With their roots dating back to 1977 and a Sarf Lahndun band called Painted Lady, Girlschool – famously dubbed the female Motörhead – were always closer to punk rock than the New Wave Of British Heavy Metal. Indeed, while Diamond Head were still playingshitholes in Stourbridge, Kim McAuliffe, Kelly Johnson (RIP), Di ‘Enid’ Williams and Denise Dufort were touring with everyone from Budgie to Black Sabbath, their burgeoning career under the hazy but watchful eye of Doug Smith, manager of themselves and the selfsame ’Head.
The male-dominated British metal community embraced Girlschool’s dreggy charms wholeheartedly and unreservedly, even if – or most likely because – their hair stank of a beguiling mixture of stale cigarette smoke and Newkie Brown.

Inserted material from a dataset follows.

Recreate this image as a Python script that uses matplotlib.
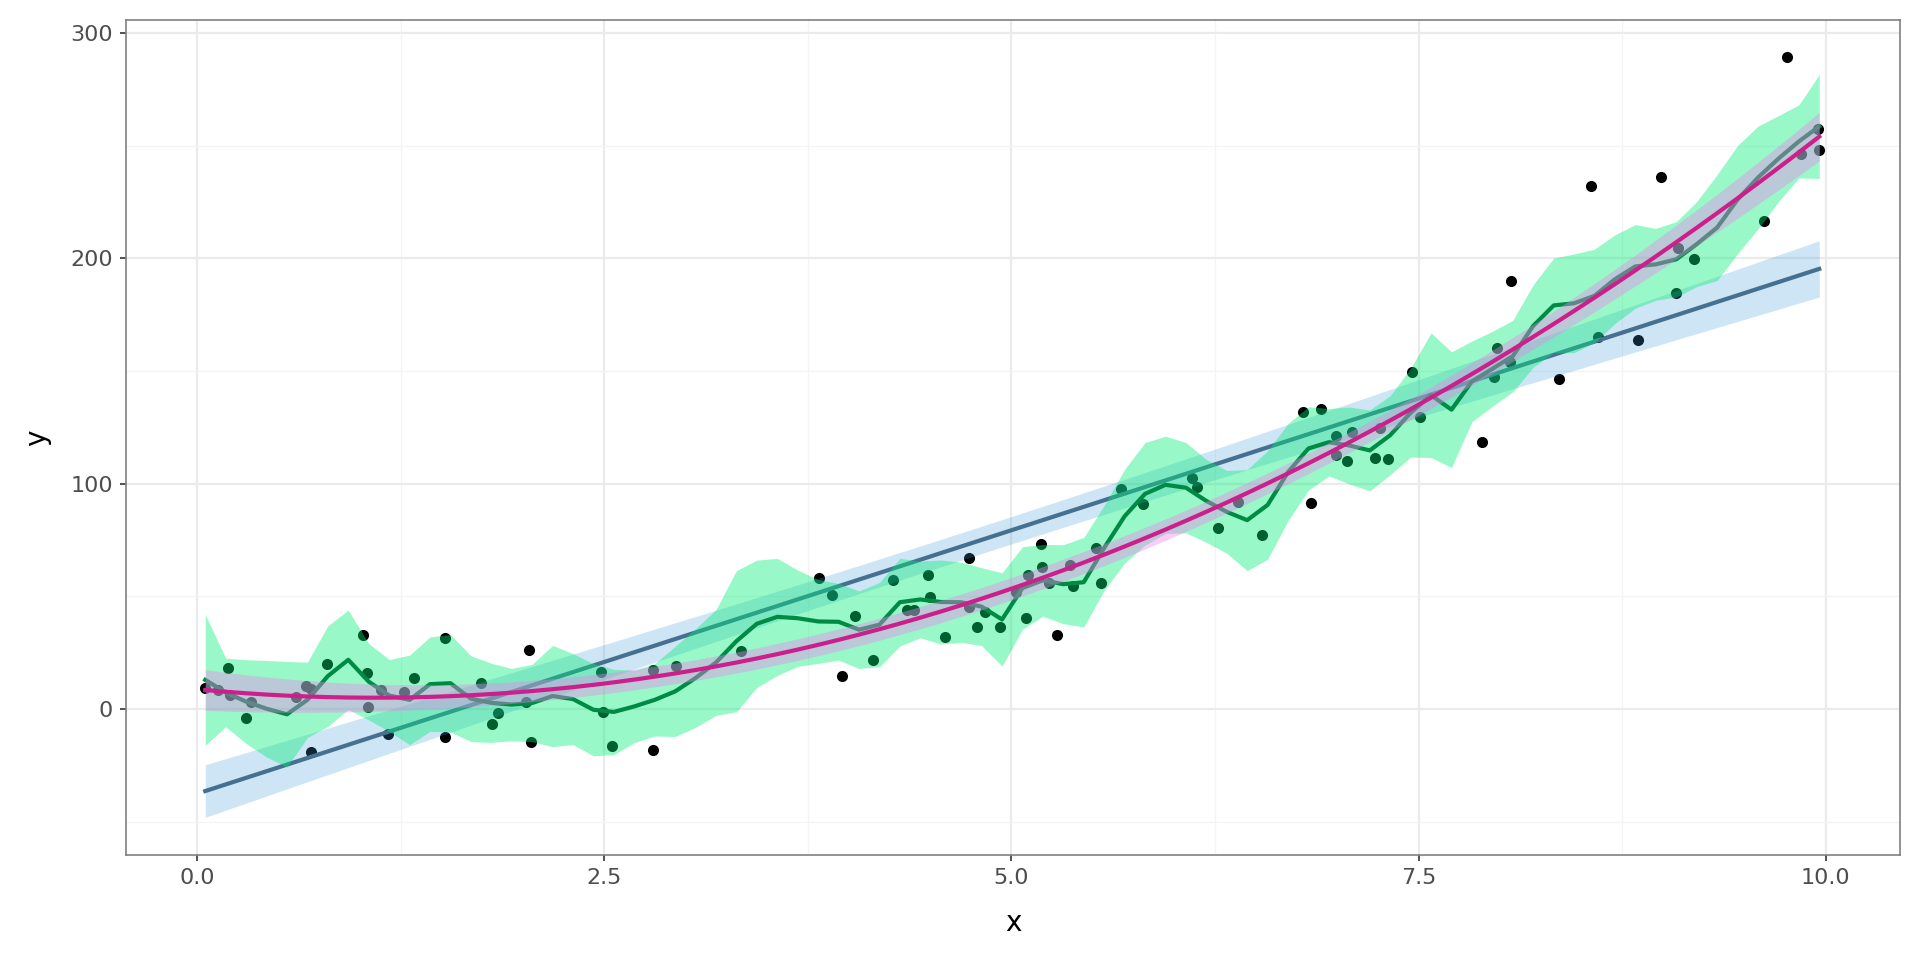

The band had no feminist agenda. Unlike American contemporaries The Runaways, they didn’t set out to tease’n’please. (Blonde Bomber-shell Johnson’s stage presence could admittedly be described as smouldering, but only in a ‘fag burn on the inner arm’ sense.)
Girlschool had no fear and, some might argue, no class – a notorious interview with Sounds’ Garry Bushell had them freely discussing subjects such as cystitis. But did this matter? Not a jot. They were St Trinian’s with switchblades; the girls next door – as long as a barbed-wire fence separated your house from theirs.
Second album Hit And Run (8⁄10) continued the red-raw approach of the first and was a UK Top Five hit thanks in no small part to a collaboration with Motörhead on Johnny Kidd And The Pirates’ Please Don’t Touch, surely one of the greatest cover versions of all time and included here as a bonus track. Lemmy is on prime form on this aptly named Headgirl combo.
Third full-length record Screaming Blue Murder (6⁄10) paled by comparison with its predecessors. The songwriting ran out of steam and Williams was mysteriously replaced on bass by Gil Weston from punksters The Killjoys.
Music aside, these reissues come encased in flimsy cardboard sleeves, and the sleevenotes detailing Girlschool’s “almost meteoric rise” read like they were tossed off in five minutes, or in front of a dog-eared photo of Kelly Johnson.